Charts and diagrams as code:
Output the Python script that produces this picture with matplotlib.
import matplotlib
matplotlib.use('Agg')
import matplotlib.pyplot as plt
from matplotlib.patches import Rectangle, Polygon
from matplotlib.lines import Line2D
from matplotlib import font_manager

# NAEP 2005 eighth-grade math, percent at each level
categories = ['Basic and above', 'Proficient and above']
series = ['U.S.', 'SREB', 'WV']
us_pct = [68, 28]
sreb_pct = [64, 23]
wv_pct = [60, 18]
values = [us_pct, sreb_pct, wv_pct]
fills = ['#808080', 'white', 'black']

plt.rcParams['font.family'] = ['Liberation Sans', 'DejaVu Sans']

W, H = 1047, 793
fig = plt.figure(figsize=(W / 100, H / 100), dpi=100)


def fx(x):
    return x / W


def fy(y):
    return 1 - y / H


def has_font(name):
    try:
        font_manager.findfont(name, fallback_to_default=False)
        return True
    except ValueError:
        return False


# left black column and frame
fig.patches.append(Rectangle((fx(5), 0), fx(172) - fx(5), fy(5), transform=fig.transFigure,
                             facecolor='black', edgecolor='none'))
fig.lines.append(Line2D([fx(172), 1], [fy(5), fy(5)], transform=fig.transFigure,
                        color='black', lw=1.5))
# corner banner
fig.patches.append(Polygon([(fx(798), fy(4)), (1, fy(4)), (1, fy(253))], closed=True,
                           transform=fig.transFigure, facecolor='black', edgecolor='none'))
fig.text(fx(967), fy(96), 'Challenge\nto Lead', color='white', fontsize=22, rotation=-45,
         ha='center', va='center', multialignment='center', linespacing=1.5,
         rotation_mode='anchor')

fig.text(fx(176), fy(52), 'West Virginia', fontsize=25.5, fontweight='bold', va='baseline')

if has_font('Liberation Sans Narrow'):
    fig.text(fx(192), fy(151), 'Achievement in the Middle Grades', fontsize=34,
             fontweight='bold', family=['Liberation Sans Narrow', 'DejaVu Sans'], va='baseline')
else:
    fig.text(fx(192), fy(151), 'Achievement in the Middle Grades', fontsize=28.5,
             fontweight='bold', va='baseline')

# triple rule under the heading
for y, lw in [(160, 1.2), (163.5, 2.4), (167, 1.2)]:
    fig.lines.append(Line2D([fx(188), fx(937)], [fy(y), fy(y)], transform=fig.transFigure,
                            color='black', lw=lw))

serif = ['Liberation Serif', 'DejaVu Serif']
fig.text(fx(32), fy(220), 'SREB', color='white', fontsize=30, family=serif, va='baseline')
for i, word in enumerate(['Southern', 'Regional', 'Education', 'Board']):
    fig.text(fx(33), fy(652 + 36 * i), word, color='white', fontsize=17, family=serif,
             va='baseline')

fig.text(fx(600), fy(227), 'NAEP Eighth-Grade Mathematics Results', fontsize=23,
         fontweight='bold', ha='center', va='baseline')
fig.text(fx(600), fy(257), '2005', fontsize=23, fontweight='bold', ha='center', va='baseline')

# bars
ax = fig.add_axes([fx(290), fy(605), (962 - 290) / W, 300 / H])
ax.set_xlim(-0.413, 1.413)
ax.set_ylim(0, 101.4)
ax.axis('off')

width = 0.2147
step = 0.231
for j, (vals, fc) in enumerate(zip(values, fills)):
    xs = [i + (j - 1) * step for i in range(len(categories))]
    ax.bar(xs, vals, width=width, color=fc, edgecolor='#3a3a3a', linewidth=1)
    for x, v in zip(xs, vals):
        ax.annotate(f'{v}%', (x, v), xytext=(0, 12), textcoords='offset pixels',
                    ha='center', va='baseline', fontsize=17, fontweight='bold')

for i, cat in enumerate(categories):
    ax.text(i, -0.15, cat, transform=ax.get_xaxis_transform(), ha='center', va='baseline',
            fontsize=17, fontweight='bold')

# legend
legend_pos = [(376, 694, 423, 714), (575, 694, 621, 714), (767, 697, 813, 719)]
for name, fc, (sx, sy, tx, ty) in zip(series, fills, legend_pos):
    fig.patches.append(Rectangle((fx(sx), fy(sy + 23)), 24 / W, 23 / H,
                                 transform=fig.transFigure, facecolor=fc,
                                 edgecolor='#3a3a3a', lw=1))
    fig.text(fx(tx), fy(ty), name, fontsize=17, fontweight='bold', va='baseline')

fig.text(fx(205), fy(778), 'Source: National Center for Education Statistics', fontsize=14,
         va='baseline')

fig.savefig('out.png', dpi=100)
--
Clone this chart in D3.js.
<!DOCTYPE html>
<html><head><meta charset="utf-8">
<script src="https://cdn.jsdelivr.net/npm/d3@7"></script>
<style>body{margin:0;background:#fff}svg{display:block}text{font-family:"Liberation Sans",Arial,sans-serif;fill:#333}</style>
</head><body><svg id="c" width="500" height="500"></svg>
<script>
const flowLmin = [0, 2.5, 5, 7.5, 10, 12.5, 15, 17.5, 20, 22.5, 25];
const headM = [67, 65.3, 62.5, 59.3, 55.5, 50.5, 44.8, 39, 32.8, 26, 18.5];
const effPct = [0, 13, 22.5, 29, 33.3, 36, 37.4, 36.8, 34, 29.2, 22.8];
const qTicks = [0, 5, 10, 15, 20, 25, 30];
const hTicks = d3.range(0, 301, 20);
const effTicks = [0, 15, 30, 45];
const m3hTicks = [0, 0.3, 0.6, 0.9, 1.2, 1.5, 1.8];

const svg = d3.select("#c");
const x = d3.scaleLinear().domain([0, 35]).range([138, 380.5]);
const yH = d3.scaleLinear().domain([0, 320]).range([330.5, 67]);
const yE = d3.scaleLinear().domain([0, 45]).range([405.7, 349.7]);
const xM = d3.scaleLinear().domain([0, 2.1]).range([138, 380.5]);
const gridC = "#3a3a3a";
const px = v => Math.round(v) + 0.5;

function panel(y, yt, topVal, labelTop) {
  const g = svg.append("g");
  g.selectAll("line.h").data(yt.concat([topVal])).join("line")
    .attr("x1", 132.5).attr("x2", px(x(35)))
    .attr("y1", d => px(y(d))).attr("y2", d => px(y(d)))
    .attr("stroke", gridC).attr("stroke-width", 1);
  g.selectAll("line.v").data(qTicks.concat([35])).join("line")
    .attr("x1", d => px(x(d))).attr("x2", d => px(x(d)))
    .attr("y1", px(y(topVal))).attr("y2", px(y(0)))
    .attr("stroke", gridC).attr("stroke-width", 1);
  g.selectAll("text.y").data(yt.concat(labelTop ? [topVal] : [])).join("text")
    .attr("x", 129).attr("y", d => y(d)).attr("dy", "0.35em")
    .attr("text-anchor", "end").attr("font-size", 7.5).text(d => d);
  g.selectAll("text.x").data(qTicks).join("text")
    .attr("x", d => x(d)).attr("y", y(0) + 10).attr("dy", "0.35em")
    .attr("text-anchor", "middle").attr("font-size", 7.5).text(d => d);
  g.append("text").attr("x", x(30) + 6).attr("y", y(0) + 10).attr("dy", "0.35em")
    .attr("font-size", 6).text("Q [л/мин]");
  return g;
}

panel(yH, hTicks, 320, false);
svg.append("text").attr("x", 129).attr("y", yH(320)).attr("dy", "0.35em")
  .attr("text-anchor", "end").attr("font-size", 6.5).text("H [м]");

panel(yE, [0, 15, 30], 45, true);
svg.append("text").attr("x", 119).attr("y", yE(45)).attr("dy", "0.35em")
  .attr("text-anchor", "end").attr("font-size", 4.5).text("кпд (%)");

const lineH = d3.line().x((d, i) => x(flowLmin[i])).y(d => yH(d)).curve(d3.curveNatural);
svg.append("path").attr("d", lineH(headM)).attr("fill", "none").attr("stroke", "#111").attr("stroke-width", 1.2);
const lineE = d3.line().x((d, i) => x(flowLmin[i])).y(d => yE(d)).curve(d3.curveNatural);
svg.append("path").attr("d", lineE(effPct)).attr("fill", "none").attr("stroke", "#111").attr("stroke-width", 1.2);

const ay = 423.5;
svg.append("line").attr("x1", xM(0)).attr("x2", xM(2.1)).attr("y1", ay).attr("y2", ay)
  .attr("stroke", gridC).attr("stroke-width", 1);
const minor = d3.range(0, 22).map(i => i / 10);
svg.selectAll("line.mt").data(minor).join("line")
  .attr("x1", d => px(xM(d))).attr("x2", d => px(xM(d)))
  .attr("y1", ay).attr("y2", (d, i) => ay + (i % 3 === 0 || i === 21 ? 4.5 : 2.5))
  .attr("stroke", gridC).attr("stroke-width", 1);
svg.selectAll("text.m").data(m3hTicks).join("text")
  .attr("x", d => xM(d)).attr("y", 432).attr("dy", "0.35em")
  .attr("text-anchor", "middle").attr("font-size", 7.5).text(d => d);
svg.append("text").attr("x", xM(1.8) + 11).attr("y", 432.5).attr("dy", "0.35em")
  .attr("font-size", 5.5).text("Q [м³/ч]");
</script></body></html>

## Your goal
Return every line in the listing that contains the word "script".

## Completed exercise
Output the Python script that produces this picture with matplotlib.
<script src="https://cdn.jsdelivr.net/npm/d3@7"></script>
<script>
</script></body></html>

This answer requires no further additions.